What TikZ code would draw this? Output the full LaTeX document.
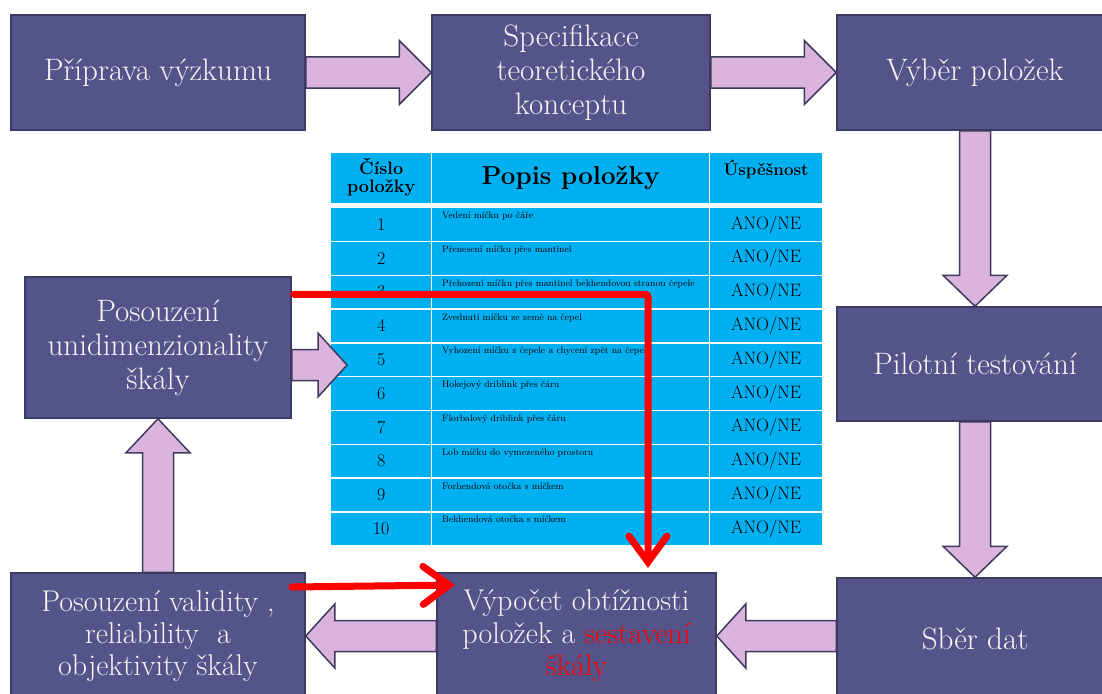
\documentclass[tikz,border=0pt]{standalone}
\usepackage{fontspec}
\usetikzlibrary{arrows.meta,calc,positioning}

\definecolor{boxfill}{HTML}{55548A}
\definecolor{boxline}{HTML}{3C3B63}
\definecolor{boxtext}{HTML}{F4F4F4}
\definecolor{arrfill}{HTML}{DAB4DC}
\definecolor{arrline}{HTML}{3E395E}
\definecolor{tabcyan}{HTML}{00B0F0}

% fat block arrow from #2 to #3, head length #1
\newcommand{\fatarrow}[3][29pt]{%
  \coordinate (fa-base) at ($(#3)!#1!(#2)$);
  \draw[fatarrow] ($(#2)!15.5pt!90:(#3)$) -- ($(fa-base)!15.5pt!-90:(#2)$)
    -- ($(fa-base)!32pt!-90:(#2)$) -- (#3) -- ($(fa-base)!32pt!90:(#2)$)
    -- ($(fa-base)!15.5pt!90:(#2)$) -- ($(#2)!15.5pt!-90:(#3)$) -- cycle;}

\begin{document}
\begin{tikzpicture}[x=1pt,y=-1pt,
    stage/.style={rectangle,draw=boxline,fill=boxfill,line width=1.5pt,text=boxtext,
      align=center,inner sep=4pt,font=\fontsize{31}{34}\selectfont},
    fatarrow/.style={draw=arrline,fill=arrfill,line width=1.5pt,line join=miter},
    cell/.style={rectangle,draw=white,fill=tabcyan,line width=1.3pt,inner sep=0pt,
      minimum height=33.8pt,anchor=north west},
    redarrow/.style={draw=red,line width=7pt,line cap=round,rounded corners=3pt,
      -{Straight Barb[length=26pt 0,width=38pt 0,line cap=round]}}]
  \useasboundingbox (0,0) rectangle (1102,693);

  % stages
  \node[stage,minimum width=294pt,minimum height=115pt] (prep) at (158,72.5) {Příprava výzkumu};
  \node[stage,minimum width=278pt,minimum height=115pt] (spec) at (571,72.5) {Specifikace\\teoretického\\konceptu};
  \node[stage,minimum width=276pt,minimum height=115pt] (vyber) at (975,72.5) {Výběr položek};
  \node[stage,minimum width=276pt,minimum height=114pt] (pilot) at (975,364) {Pilotní testování};
  \node[stage,minimum width=276pt,minimum height=122pt] (sber) at (975,639) {Sběr dat};
  \node[stage,minimum width=279pt,minimum height=126pt,font=\fontsize{30}{32.5}\selectfont] (vypocet) at (576.5,636)
    {Výpočet obtížnosti\\položek a \textcolor{red}{sestavení}\\\textcolor{red}{škály}};
  \node[stage,minimum width=294pt,minimum height=126pt,font=\fontsize{30}{32}\selectfont] (valid) at (158,636)
    {Posouzení validity ,\\reliability~~a\\objektivity škály};
  \node[stage,minimum width=266pt,minimum height=141pt] (unidim) at (158,347.5)
    {Posouzení\\unidimenzionality\\škály};

  % block arrows
  \fatarrow[32pt]{prep.east}{spec.west}
  \fatarrow[32pt]{spec.east}{vyber.west}
  \fatarrow[31pt]{vyber.south}{pilot.north}
  \fatarrow[31pt]{pilot.south}{sber.north}
  \fatarrow{sber.west |- vypocet.east}{vypocet.east}
  \fatarrow{vypocet.west}{valid.east}
  \fatarrow[34pt]{valid.north}{unidim.south}

  % table
  \node[cell,minimum width=101pt,minimum height=51pt] (hnum) at (330,152)
    {\fontsize{18}{20}\selectfont\bfseries\begin{tabular}{@{}c@{}}Číslo\\[-2pt]položky\end{tabular}};
  \node[cell,minimum width=278pt,minimum height=51pt] (hdesc) at (431,152)
    {\fontsize{26}{28}\selectfont\bfseries Popis položky};
  \node[cell,minimum width=113pt,minimum height=51pt,text depth=20pt] (hres) at (709,152)
    {\fontsize{17}{18}\selectfont\bfseries Úspěšnost};
  \foreach \i/\txt in {1/{Vedení míčku po čáře},2/{Přenesení míčku přes mantinel},
      3/{Přehození míčku přes mantinel bekhendovou stranou čepele},
      4/{Zvednutí míčku ze země na čepel},5/{Vyhození míčku z čepele a chycení zpět na čepel},
      6/{Hokejový driblink přes čáru},7/{Florbalový driblink přes čáru},
      8/{Lob míčku do vymezeného prostoru},9/{Forhendová otočka s míčkem},
      10/{Bekhendová otočka s míčkem}}{
    \pgfmathsetmacro\rowtop{207+(\i-1)*33.8}
    \node[cell,minimum width=101pt,font=\fontsize{18}{19}\selectfont] (num\i) at (330,\rowtop) {\raisebox{-3pt}{\i}};
    \node[cell,minimum width=278pt] (desc\i) at (431,\rowtop) {};
    \node[anchor=north west,inner sep=0pt,font=\fontsize{9.4}{10}\selectfont] (item\i)
      at ($(desc\i.north west)+(11,5)$) {\txt};
    \node[cell,minimum width=113pt,font=\fontsize{18}{19}\selectfont] (res\i) at (709,\rowtop) {ANO/NE};
  }

  % into the table
  \coordinate (tabin) at (347,365);
  \fatarrow{unidim.east |- tabin}{tabin}

  % red arrows
  \coordinate (redstart) at ($(unidim.north east)+(2,18)$);
  \coordinate (redtip) at (648,568);
  \draw[redarrow] (redstart) -| (redtip);
  \coordinate (redstart2) at (292,587);
  \coordinate (redtip2) at (455,585);
  \draw[redarrow] (redstart2) -- (redtip2);
\end{tikzpicture}
\end{document}
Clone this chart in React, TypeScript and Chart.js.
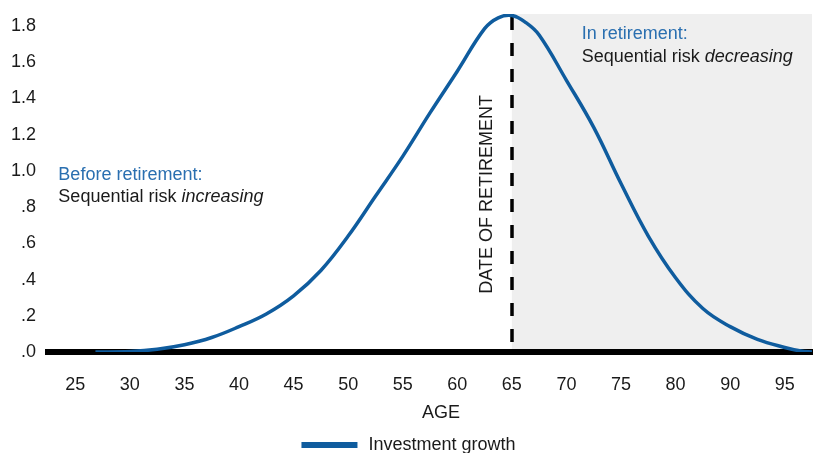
import React, { useEffect, useRef } from 'react';
import { Chart, registerables } from 'chart.js';

Chart.register(...registerables);

// Axis categories (age); note 85 is not on the axis
const ageLabels = ['25', '30', '35', '40', '45', '50', '55', '60', '65', '70', '75', '80', '90', '95'];
const yTickValues = [0, 0.2, 0.4, 0.6, 0.8, 1.0, 1.2, 1.4, 1.6, 1.8];
const yTickLabels = ['.0', '.2', '.4', '.6', '.8', '1.0', '1.2', '1.4', '1.6', '1.8'];

// Curve: position along the age axis (category index, fractional) and value
const curvePos = [0.37, 1.0, 1.5, 2.0, 2.5, 3.0, 3.5, 4.0, 4.5, 5.0, 5.5, 6.0, 6.5, 7.0, 7.5, 7.75, 8.0, 8.25, 8.5, 9.0, 9.5, 10.0, 10.5, 11.0, 11.5, 12.0, 12.5, 13.0, 13.3, 13.5];
const curveValue = [0, 0.003, 0.015, 0.04, 0.08, 0.14, 0.21, 0.31, 0.45, 0.64, 0.86, 1.08, 1.32, 1.55, 1.785, 1.845, 1.858, 1.82, 1.75, 1.5, 1.24, 0.93, 0.64, 0.41, 0.24, 0.14, 0.07, 0.025, 0.005, 0];

const seriesName = 'Investment growth';
const retirementAge = '65';
const retireText = 'DATE OF RETIREMENT';
const beforeTitle = 'Before retirement:';
const beforeText = ['Sequential risk ', 'increasing'];
const afterTitle = 'In retirement:';
const afterText = ['Sequential risk ', 'decreasing'];
const axisTitle = 'AGE';

const FONT = '"Liberation Sans", Arial, sans-serif';
const BLUE = '#0f5c9e';
const TEXT_BLUE = '#2a6fb0';
const DARK = '#1a1a1a';

const zonePlugin = {
  id: 'retirementZone',
  beforeDraw(chart: any) {
    const { ctx, chartArea, scales } = chart;
    const x = scales.x;
    const y = scales.y;
    const retirePos = ageLabels.indexOf(retirementAge);
    const rx = x.getPixelForValue(retirePos);
    ctx.save();
    ctx.fillStyle = '#efefef';
    ctx.fillRect(rx, chartArea.top, chartArea.right - rx, y.getPixelForValue(0) - chartArea.top);
    ctx.restore();
  },
  beforeDatasetsDraw(chart: any) {
    const { ctx, chartArea, scales } = chart;
    const x = scales.x;
    const y = scales.y;
    const retirePos = ageLabels.indexOf(retirementAge);
    const rx = Math.round(x.getPixelForValue(retirePos));
    ctx.save();
    ctx.strokeStyle = '#000';
    ctx.lineWidth = 3.5;
    ctx.setLineDash([13, 13]);
    ctx.beginPath();
    ctx.moveTo(rx, chartArea.top + 3);
    ctx.lineTo(rx, y.getPixelForValue(0));
    ctx.stroke();
    ctx.restore();
  },
  afterDatasetsDraw(chart: any) {
    const { ctx, scales, chartArea } = chart;
    const x = scales.x;
    const y = scales.y;
    ctx.save();
    ctx.textBaseline = 'middle';
    ctx.textAlign = 'left';

    const drawMixed = (px: number, py: number, parts: string[]) => {
      ctx.fillStyle = DARK;
      ctx.font = `18px ${FONT}`;
      ctx.fillText(parts[0], px, py);
      const w = ctx.measureText(parts[0]).width;
      ctx.font = `italic 18px ${FONT}`;
      ctx.fillText(parts[1], px + w, py);
    };

    // Before retirement
    let px = x.getPixelForValue(-0.31);
    ctx.fillStyle = TEXT_BLUE;
    ctx.font = `18px ${FONT}`;
    ctx.fillText(beforeTitle, px, y.getPixelForValue(0.977));
    drawMixed(px, y.getPixelForValue(0.856), beforeText);

    // In retirement
    px = x.getPixelForValue(9.28);
    ctx.fillStyle = TEXT_BLUE;
    ctx.font = `18px ${FONT}`;
    ctx.fillText(afterTitle, px, y.getPixelForValue(1.755));
    drawMixed(px, y.getPixelForValue(1.63), afterText);

    // Axis title
    ctx.textAlign = 'center';
    ctx.fillStyle = DARK;
    ctx.font = `18px ${FONT}`;
    ctx.fillText(axisTitle, (chartArea.left + chartArea.right) / 2 + 11, x.bottom - 15);

    // Legend
    ctx.font = `18px ${FONT}`;
    const tw = ctx.measureText(seriesName).width;
    const total = 56 + 11 + tw;
    const lx = (chart.width - total) / 2 + 2;
    const ly = chart.height - 8;
    ctx.fillStyle = BLUE;
    ctx.fillRect(lx, ly - 3, 56, 6);
    ctx.fillStyle = DARK;
    ctx.textAlign = 'left';
    ctx.fillText(seriesName, lx + 67, ly);

    // Rotated label
    ctx.translate(x.getPixelForValue(7.55), y.getPixelForValue(0.87));
    ctx.rotate(-Math.PI / 2);
    ctx.textAlign = 'center';
    ctx.fillStyle = DARK;
    ctx.font = `18px ${FONT}`;
    ctx.fillText(retireText, 0, 0);
    ctx.restore();
  },
};

export default function App() {
  const ref = useRef<HTMLCanvasElement | null>(null);

  useEffect(() => {
    if (!ref.current) return;
    const data = curvePos.map((p, i) => ({ x: p, y: curveValue[i] }));
    const chart = new Chart(ref.current, {
      type: 'line',
      data: {
        datasets: [
          {
            label: seriesName,
            data,
            borderColor: BLUE,
            backgroundColor: BLUE,
            borderWidth: 3.5,
            pointRadius: 0,
            tension: 0.4,
            fill: false,
          },
        ],
      },
      options: {
        responsive: false,
        animation: false,
        layout: { padding: { top: 14, right: 1, left: 0, bottom: 25 } },
        plugins: {
          tooltip: { enabled: false },
          legend: { display: false },
        },
        scales: {
          x: {
            type: 'linear',
            min: -0.5,
            max: ageLabels.length - 0.5,
            afterBuildTicks: (scale: any) => {
              scale.ticks = ageLabels.map((_, i) => ({ value: i }));
            },
            afterFit: (scale: any) => {
              scale.height = 76;
              scale.paddingLeft = 0;
              scale.paddingRight = 0;
            },
            grid: { display: false, drawTicks: false },
            border: { display: true, color: '#000', width: 6 },
            ticks: {
              padding: 22,
              color: DARK,
              font: { family: FONT, size: 18 },
              autoSkip: false,
              maxRotation: 0,
              callback: (v: any) => ageLabels[Math.round(Number(v))] ?? '',
            },
            title: { display: false },
          },
          y: {
            type: 'linear',
            min: 0,
            max: 1.866,
            afterBuildTicks: (scale: any) => {
              scale.ticks = yTickValues.map((v) => ({ value: v }));
            },
            afterFit: (scale: any) => {
              scale.width = 48;
              scale.paddingTop = 0;
              scale.paddingBottom = 0;
            },
            grid: { display: false, drawTicks: false },
            border: { display: false },
            ticks: {
              padding: 12,
              color: DARK,
              font: { family: FONT, size: 18 },
              callback: (v: any) => {
                const i = yTickValues.findIndex((t) => Math.abs(t - Number(v)) < 1e-6);
                return i >= 0 ? yTickLabels[i] : '';
              },
            },
          },
        },
      },
      plugins: [zonePlugin],
    } as any);
    return () => chart.destroy();
  }, []);

  return (
    <div style={{ position: 'absolute', left: 0, top: 0, width: 813, height: 453, background: '#fff' }}>
      <canvas ref={ref} width={813} height={453} />
    </div>
  );
}
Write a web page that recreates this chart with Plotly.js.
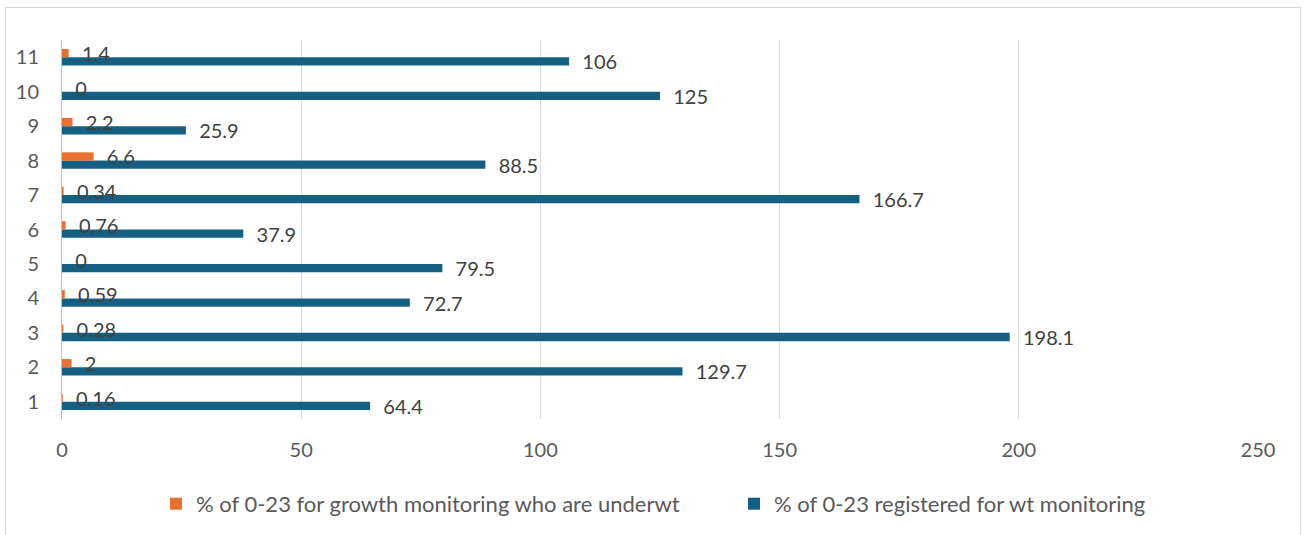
<!DOCTYPE html>
<html>
<head>
<meta charset="utf-8">
<script src="https://cdn.plot.ly/plotly-3.0.1.min.js"></script>
<style>
  html, body { margin: 0; padding: 0; background: #fff; }
  #wrap { position: relative; width: 1307px; height: 535px; overflow: hidden; }
  #chart { position: absolute; left: 0; top: 0; width: 1307px; height: 535px; }
  #frame { position: absolute; left: 5px; top: 7px; width: 1296px; height: 560px;
           border: 1px solid #d9d9d9; pointer-events: none; box-sizing: border-box; }
</style>
</head>
<body>
<div id="wrap">
  <div id="chart"></div>
  <div id="frame"></div>
</div>
<script>
const categories = ['1', '2', '3', '4', '5', '6', '7', '8', '9', '10', '11'];
const underwtName = '% of 0-23 for growth monitoring who are underwt';
const underwtValues = [0.16, 2, 0.28, 0.59, 0, 0.76, 0.34, 6.6, 2.2, 0, 1.4];
const registeredName = '% of 0-23 registered for wt monitoring';
const registeredValues = [64.4, 129.7, 198.1, 72.7, 79.5, 37.9, 166.7, 88.5, 25.9, 125, 106];
const xTicks = [0, 50, 100, 150, 200, 250];

const FONT = 'Lato, "Open Sans", sans-serif';
const pad = '\u00a0\u00a0';

const traces = [
  {
    type: 'bar', orientation: 'h', name: registeredName,
    y: categories, x: registeredValues,
    text: registeredValues.map(v => pad + v), textposition: 'outside',
    constraintext: 'none', cliponaxis: false,
    textfont: {family: FONT, size: 20, color: '#404040'},
    marker: {color: '#156082'}, hoverinfo: 'x'
  },
  {
    type: 'bar', orientation: 'h', name: underwtName,
    y: categories, x: underwtValues,
    text: underwtValues.map(v => pad + v), textposition: 'outside',
    constraintext: 'none', cliponaxis: false,
    textfont: {family: FONT, size: 20, color: '#404040'},
    marker: {color: '#E97132'}, hoverinfo: 'x'
  }
];

const layout = {
  width: 1307, height: 535,
  margin: {l: 62, r: 49, t: 40, b: 116, autoexpand: false},
  paper_bgcolor: 'rgba(0,0,0,0)', plot_bgcolor: 'rgba(0,0,0,0)',
  font: {family: FONT, size: 20, color: '#595959'},
  barmode: 'group', bargap: 0.52, bargroupgap: 0,
  showlegend: true,
  legend: {
    orientation: 'h', traceorder: 'reversed',
    x: 0.0786, xanchor: 'left', y: -0.224, yanchor: 'middle',
    entrywidth: 533, entrywidthmode: 'pixels',
    font: {family: FONT, size: 22, color: '#595959'},
    itemclick: false, itemdoubleclick: false
  },
  xaxis: {
    range: [0, 250], tickvals: xTicks, ticktext: xTicks.map(String),
    showgrid: true, gridcolor: '#d9d9d9', gridwidth: 1,
    zeroline: false, showline: false, ticks: '',
    ticklabelstandoff: 17, fixedrange: true,
    tickfont: {family: FONT, size: 20, color: '#595959'}
  },
  yaxis: {
    type: 'category', categoryorder: 'array', categoryarray: categories,
    showgrid: false, zeroline: false,
    showline: true, linecolor: '#bfbfbf', linewidth: 1,
    ticks: '', ticklabelstandoff: 18, fixedrange: true,
    tickfont: {family: FONT, size: 20, color: '#595959'}
  }
};

Plotly.newPlot('chart', traces, layout, {displayModeBar: false, staticPlot: true});
</script>
</body>
</html>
====================
* REQUIRED TASK:
Give the number of lines in the entries that hold the word "this", and nothing else.

* FINISHED ANSWER:
3